-- Start Recorded data --
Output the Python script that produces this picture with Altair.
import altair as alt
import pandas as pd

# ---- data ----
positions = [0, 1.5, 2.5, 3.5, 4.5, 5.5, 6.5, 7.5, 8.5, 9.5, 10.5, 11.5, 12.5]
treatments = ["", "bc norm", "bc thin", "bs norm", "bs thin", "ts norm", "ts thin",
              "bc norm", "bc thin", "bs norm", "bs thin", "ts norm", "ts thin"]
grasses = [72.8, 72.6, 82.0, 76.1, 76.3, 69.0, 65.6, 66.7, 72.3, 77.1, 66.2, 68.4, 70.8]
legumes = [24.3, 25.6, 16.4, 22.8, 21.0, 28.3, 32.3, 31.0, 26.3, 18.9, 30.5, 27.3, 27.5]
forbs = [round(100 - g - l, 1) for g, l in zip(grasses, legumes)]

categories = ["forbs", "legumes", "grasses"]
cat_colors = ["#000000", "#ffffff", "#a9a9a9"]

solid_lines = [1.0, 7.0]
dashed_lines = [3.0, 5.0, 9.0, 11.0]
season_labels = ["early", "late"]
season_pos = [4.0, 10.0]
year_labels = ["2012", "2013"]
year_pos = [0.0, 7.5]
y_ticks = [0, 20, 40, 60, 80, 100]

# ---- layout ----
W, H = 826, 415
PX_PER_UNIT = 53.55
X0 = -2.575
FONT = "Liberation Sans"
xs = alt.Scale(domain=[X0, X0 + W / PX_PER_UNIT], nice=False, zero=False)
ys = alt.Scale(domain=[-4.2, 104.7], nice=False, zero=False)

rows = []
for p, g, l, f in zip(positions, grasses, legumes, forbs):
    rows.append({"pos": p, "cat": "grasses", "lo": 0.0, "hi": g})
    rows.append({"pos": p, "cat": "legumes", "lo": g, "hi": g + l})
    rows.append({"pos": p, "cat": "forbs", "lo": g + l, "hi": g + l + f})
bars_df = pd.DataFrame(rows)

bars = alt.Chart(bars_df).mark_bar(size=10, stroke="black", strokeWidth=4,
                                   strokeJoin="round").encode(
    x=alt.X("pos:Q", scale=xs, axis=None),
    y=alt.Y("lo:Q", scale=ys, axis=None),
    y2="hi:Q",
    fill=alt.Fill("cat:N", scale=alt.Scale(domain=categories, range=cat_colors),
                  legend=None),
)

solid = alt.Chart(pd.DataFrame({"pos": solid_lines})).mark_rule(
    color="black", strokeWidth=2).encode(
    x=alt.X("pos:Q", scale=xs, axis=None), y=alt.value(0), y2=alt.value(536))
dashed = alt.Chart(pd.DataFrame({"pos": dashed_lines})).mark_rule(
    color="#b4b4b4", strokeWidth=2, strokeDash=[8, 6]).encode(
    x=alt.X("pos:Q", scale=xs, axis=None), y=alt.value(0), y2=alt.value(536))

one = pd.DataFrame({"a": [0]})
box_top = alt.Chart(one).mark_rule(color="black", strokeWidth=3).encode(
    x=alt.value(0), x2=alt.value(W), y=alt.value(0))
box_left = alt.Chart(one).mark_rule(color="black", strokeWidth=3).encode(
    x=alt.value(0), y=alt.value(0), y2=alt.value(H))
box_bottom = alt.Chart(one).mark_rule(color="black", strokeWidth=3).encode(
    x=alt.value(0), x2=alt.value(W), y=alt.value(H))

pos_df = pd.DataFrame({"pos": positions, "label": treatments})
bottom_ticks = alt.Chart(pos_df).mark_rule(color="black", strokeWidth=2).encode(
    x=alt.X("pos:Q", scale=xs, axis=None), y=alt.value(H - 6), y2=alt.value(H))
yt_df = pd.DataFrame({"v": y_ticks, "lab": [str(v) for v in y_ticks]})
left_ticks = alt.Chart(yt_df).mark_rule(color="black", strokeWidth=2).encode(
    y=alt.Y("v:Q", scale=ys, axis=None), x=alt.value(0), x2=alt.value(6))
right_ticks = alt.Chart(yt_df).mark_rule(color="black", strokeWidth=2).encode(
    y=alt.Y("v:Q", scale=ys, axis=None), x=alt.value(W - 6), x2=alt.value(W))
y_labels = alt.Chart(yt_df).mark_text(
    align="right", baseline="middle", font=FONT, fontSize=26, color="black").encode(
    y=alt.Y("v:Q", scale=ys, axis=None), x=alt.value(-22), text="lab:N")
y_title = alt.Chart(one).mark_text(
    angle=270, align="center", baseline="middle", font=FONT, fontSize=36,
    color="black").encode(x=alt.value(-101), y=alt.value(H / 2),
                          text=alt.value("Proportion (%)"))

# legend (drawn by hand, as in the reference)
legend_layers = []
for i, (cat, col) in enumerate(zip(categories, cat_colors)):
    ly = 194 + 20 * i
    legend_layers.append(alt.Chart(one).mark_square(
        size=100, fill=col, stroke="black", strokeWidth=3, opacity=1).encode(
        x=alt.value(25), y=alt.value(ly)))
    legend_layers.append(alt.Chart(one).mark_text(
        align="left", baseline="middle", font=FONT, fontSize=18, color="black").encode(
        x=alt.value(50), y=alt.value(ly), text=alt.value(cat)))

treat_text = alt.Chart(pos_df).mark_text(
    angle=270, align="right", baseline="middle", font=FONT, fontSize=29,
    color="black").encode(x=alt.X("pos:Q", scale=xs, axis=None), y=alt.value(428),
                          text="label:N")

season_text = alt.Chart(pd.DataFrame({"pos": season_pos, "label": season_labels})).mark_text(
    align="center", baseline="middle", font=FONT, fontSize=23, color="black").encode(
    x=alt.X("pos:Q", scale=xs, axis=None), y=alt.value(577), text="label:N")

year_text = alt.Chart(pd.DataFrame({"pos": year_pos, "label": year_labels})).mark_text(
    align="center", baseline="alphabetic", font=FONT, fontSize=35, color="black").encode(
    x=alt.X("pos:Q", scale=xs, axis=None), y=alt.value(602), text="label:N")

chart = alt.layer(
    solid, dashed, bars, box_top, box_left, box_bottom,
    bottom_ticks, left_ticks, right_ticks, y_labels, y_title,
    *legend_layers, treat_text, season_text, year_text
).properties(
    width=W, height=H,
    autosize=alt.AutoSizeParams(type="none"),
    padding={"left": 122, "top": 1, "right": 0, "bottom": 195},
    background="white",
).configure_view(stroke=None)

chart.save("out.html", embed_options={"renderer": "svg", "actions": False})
-- End Recorded data --
-- Start Recorded data --
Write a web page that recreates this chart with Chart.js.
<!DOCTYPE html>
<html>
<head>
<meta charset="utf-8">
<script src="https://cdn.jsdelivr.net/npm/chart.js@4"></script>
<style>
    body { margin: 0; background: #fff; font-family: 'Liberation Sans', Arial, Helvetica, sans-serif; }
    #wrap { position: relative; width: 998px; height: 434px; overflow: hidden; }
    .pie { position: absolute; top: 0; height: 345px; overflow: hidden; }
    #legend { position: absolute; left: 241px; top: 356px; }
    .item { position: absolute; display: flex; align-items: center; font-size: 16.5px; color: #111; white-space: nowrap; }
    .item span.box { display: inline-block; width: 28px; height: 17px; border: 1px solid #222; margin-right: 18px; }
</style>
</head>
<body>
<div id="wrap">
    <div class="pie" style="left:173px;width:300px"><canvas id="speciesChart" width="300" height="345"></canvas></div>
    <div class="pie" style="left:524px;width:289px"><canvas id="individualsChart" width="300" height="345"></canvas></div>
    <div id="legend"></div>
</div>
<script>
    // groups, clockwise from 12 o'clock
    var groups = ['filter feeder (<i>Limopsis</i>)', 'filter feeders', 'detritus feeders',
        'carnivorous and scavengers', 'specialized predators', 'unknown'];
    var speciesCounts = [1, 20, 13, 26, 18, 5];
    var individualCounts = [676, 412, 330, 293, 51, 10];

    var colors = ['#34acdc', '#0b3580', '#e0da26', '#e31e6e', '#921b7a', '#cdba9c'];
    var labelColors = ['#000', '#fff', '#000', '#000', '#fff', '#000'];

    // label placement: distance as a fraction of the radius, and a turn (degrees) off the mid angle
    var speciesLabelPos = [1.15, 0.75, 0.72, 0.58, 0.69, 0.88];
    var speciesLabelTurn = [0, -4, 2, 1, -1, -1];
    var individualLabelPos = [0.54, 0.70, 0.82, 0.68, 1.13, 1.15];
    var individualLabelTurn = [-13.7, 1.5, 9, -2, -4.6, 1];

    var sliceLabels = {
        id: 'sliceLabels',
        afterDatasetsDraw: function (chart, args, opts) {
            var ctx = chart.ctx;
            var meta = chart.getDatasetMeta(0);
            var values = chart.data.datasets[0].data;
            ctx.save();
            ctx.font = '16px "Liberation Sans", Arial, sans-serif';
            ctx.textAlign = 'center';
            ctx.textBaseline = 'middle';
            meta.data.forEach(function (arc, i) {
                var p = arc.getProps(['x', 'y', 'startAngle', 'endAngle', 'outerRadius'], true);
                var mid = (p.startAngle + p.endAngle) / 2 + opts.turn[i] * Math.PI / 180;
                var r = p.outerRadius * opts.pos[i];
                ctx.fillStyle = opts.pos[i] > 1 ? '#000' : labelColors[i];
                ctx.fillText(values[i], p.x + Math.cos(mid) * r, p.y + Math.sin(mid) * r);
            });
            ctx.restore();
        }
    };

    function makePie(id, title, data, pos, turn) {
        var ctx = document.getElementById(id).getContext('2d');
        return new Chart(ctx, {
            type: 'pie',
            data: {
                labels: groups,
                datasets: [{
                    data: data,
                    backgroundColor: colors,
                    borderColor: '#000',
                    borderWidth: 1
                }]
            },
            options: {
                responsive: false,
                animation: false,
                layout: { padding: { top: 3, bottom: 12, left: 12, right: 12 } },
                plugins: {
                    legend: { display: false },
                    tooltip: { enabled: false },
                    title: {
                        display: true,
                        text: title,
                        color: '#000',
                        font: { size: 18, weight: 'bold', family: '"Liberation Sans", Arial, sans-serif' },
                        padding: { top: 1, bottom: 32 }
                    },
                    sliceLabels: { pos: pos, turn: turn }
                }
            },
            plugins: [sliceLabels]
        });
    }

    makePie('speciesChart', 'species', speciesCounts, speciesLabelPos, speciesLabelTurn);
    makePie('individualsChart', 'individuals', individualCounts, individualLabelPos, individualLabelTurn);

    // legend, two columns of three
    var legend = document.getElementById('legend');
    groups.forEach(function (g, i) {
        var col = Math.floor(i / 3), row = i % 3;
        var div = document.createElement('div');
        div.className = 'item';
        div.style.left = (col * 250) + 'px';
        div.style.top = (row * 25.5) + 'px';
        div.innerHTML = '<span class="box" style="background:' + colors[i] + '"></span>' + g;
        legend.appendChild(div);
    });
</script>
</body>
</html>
-- End Recorded data --
▶ [Given exercise] From the records above, extract exactly and only the lines that begin at the line with "Output the Python" and stop after the line with "import pandas as pd".

▶ [Result for this exercise]
Output the Python script that produces this picture with Altair.
import altair as alt
import pandas as pd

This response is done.